— START DATA —

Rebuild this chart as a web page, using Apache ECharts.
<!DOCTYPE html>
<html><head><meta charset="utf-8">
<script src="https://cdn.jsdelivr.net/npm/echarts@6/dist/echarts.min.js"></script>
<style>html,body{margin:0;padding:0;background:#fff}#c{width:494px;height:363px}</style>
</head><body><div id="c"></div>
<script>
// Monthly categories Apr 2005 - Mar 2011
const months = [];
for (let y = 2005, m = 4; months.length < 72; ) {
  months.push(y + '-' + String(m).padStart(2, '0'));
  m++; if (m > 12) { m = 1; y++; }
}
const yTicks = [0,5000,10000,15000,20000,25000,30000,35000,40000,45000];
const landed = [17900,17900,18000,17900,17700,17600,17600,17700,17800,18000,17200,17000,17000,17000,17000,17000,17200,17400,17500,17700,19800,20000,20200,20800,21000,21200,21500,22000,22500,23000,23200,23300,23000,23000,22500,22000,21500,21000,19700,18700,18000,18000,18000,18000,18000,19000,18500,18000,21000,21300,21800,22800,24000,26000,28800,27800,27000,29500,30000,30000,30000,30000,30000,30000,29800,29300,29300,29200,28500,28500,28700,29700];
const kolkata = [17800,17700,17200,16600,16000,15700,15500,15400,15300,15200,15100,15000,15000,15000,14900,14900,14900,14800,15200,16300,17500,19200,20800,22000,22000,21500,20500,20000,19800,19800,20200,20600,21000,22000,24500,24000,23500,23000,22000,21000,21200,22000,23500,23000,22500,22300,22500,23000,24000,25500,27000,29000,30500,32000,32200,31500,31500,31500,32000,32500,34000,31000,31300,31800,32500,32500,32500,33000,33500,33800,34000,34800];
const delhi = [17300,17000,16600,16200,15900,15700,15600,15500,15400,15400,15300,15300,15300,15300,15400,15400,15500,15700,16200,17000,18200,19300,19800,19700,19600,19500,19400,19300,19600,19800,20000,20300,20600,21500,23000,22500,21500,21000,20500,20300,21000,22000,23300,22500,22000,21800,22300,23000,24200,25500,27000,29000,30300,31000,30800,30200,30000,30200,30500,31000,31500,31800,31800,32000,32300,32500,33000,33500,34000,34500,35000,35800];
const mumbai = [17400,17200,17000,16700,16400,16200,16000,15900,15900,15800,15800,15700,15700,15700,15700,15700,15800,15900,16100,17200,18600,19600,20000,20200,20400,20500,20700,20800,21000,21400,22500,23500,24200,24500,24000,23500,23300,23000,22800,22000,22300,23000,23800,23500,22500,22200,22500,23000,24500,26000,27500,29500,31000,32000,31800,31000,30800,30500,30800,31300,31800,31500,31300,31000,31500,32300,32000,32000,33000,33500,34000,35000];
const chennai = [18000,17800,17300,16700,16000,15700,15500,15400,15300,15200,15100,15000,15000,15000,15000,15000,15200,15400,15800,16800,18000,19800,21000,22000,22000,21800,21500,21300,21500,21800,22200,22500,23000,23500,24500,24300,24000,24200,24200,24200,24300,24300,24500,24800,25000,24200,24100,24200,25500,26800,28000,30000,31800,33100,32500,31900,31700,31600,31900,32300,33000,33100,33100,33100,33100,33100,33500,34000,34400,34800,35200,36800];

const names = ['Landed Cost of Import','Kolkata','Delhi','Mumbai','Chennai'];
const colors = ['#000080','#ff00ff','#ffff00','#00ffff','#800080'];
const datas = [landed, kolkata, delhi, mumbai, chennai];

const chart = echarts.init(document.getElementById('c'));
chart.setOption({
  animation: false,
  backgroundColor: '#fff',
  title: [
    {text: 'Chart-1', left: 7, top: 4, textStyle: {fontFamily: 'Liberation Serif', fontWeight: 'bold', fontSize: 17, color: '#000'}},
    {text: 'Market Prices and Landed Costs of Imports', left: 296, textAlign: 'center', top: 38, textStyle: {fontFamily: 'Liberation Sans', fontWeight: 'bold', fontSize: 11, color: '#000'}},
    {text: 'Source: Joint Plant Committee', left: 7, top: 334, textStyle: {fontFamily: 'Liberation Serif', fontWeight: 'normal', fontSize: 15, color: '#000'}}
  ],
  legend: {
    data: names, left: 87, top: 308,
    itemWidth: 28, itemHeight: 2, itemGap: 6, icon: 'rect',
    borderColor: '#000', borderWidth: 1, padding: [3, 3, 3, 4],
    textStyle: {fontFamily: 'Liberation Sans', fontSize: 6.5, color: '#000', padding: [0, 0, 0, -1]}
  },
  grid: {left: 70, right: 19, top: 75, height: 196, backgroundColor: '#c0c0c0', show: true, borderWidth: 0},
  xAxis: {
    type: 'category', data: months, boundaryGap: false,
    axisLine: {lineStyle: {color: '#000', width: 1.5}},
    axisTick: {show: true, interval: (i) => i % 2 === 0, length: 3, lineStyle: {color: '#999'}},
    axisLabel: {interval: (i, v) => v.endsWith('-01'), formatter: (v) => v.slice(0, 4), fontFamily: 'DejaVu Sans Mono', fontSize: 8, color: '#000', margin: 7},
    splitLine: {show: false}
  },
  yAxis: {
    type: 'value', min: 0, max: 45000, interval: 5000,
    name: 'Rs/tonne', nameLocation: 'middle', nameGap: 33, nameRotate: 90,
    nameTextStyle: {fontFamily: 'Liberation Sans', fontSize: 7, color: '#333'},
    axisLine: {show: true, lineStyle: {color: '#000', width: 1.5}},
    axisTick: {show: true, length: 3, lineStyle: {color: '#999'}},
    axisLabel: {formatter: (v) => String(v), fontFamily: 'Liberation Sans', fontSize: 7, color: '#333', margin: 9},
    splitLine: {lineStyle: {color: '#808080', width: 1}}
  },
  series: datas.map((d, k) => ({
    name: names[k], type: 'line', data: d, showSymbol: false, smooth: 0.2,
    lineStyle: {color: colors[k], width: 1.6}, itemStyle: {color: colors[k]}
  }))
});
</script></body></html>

— END DATA —

### DO THIS
Nothing in the listing may be changed; retype it all exactly.

### TASK RESULT
Rebuild this chart as a web page, using Apache ECharts.
<!DOCTYPE html>
<html><head><meta charset="utf-8">
<script src="https://cdn.jsdelivr.net/npm/echarts@6/dist/echarts.min.js"></script>
<style>html,body{margin:0;padding:0;background:#fff}#c{width:494px;height:363px}</style>
</head><body><div id="c"></div>
<script>
// Monthly categories Apr 2005 - Mar 2011
const months = [];
for (let y = 2005, m = 4; months.length < 72; ) {
  months.push(y + '-' + String(m).padStart(2, '0'));
  m++; if (m > 12) { m = 1; y++; }
}
const yTicks = [0,5000,10000,15000,20000,25000,30000,35000,40000,45000];
const landed = [17900,17900,18000,17900,17700,17600,17600,17700,17800,18000,17200,17000,17000,17000,17000,17000,17200,17400,17500,17700,19800,20000,20200,20800,21000,21200,21500,22000,22500,23000,23200,23300,23000,23000,22500,22000,21500,21000,19700,18700,18000,18000,18000,18000,18000,19000,18500,18000,21000,21300,21800,22800,24000,26000,28800,27800,27000,29500,30000,30000,30000,30000,30000,30000,29800,29300,29300,29200,28500,28500,28700,29700];
const kolkata = [17800,17700,17200,16600,16000,15700,15500,15400,15300,15200,15100,15000,15000,15000,14900,14900,14900,14800,15200,16300,17500,19200,20800,22000,22000,21500,20500,20000,19800,19800,20200,20600,21000,22000,24500,24000,23500,23000,22000,21000,21200,22000,23500,23000,22500,22300,22500,23000,24000,25500,27000,29000,30500,32000,32200,31500,31500,31500,32000,32500,34000,31000,31300,31800,32500,32500,32500,33000,33500,33800,34000,34800];
const delhi = [17300,17000,16600,16200,15900,15700,15600,15500,15400,15400,15300,15300,15300,15300,15400,15400,15500,15700,16200,17000,18200,19300,19800,19700,19600,19500,19400,19300,19600,19800,20000,20300,20600,21500,23000,22500,21500,21000,20500,20300,21000,22000,23300,22500,22000,21800,22300,23000,24200,25500,27000,29000,30300,31000,30800,30200,30000,30200,30500,31000,31500,31800,31800,32000,32300,32500,33000,33500,34000,34500,35000,35800];
const mumbai = [17400,17200,17000,16700,16400,16200,16000,15900,15900,15800,15800,15700,15700,15700,15700,15700,15800,15900,16100,17200,18600,19600,20000,20200,20400,20500,20700,20800,21000,21400,22500,23500,24200,24500,24000,23500,23300,23000,22800,22000,22300,23000,23800,23500,22500,22200,22500,23000,24500,26000,27500,29500,31000,32000,31800,31000,30800,30500,30800,31300,31800,31500,31300,31000,31500,32300,32000,32000,33000,33500,34000,35000];
const chennai = [18000,17800,17300,16700,16000,15700,15500,15400,15300,15200,15100,15000,15000,15000,15000,15000,15200,15400,15800,16800,18000,19800,21000,22000,22000,21800,21500,21300,21500,21800,22200,22500,23000,23500,24500,24300,24000,24200,24200,24200,24300,24300,24500,24800,25000,24200,24100,24200,25500,26800,28000,30000,31800,33100,32500,31900,31700,31600,31900,32300,33000,33100,33100,33100,33100,33100,33500,34000,34400,34800,35200,36800];

const names = ['Landed Cost of Import','Kolkata','Delhi','Mumbai','Chennai'];
const colors = ['#000080','#ff00ff','#ffff00','#00ffff','#800080'];
const datas = [landed, kolkata, delhi, mumbai, chennai];

const chart = echarts.init(document.getElementById('c'));
chart.setOption({
  animation: false,
  backgroundColor: '#fff',
  title: [
    {text: 'Chart-1', left: 7, top: 4, textStyle: {fontFamily: 'Liberation Serif', fontWeight: 'bold', fontSize: 17, color: '#000'}},
    {text: 'Market Prices and Landed Costs of Imports', left: 296, textAlign: 'center', top: 38, textStyle: {fontFamily: 'Liberation Sans', fontWeight: 'bold', fontSize: 11, color: '#000'}},
    {text: 'Source: Joint Plant Committee', left: 7, top: 334, textStyle: {fontFamily: 'Liberation Serif', fontWeight: 'normal', fontSize: 15, color: '#000'}}
  ],
  legend: {
    data: names, left: 87, top: 308,
    itemWidth: 28, itemHeight: 2, itemGap: 6, icon: 'rect',
    borderColor: '#000', borderWidth: 1, padding: [3, 3, 3, 4],
    textStyle: {fontFamily: 'Liberation Sans', fontSize: 6.5, color: '#000', padding: [0, 0, 0, -1]}
  },
  grid: {left: 70, right: 19, top: 75, height: 196, backgroundColor: '#c0c0c0', show: true, borderWidth: 0},
  xAxis: {
    type: 'category', data: months, boundaryGap: false,
    axisLine: {lineStyle: {color: '#000', width: 1.5}},
    axisTick: {show: true, interval: (i) => i % 2 === 0, length: 3, lineStyle: {color: '#999'}},
    axisLabel: {interval: (i, v) => v.endsWith('-01'), formatter: (v) => v.slice(0, 4), fontFamily: 'DejaVu Sans Mono', fontSize: 8, color: '#000', margin: 7},
    splitLine: {show: false}
  },
  yAxis: {
    type: 'value', min: 0, max: 45000, interval: 5000,
    name: 'Rs/tonne', nameLocation: 'middle', nameGap: 33, nameRotate: 90,
    nameTextStyle: {fontFamily: 'Liberation Sans', fontSize: 7, color: '#333'},
    axisLine: {show: true, lineStyle: {color: '#000', width: 1.5}},
    axisTick: {show: true, length: 3, lineStyle: {color: '#999'}},
    axisLabel: {formatter: (v) => String(v), fontFamily: 'Liberation Sans', fontSize: 7, color: '#333', margin: 9},
    splitLine: {lineStyle: {color: '#808080', width: 1}}
  },
  series: datas.map((d, k) => ({
    name: names[k], type: 'line', data: d, showSymbol: false, smooth: 0.2,
    lineStyle: {color: colors[k], width: 1.6}, itemStyle: {color: colors[k]}
  }))
});
</script></body></html>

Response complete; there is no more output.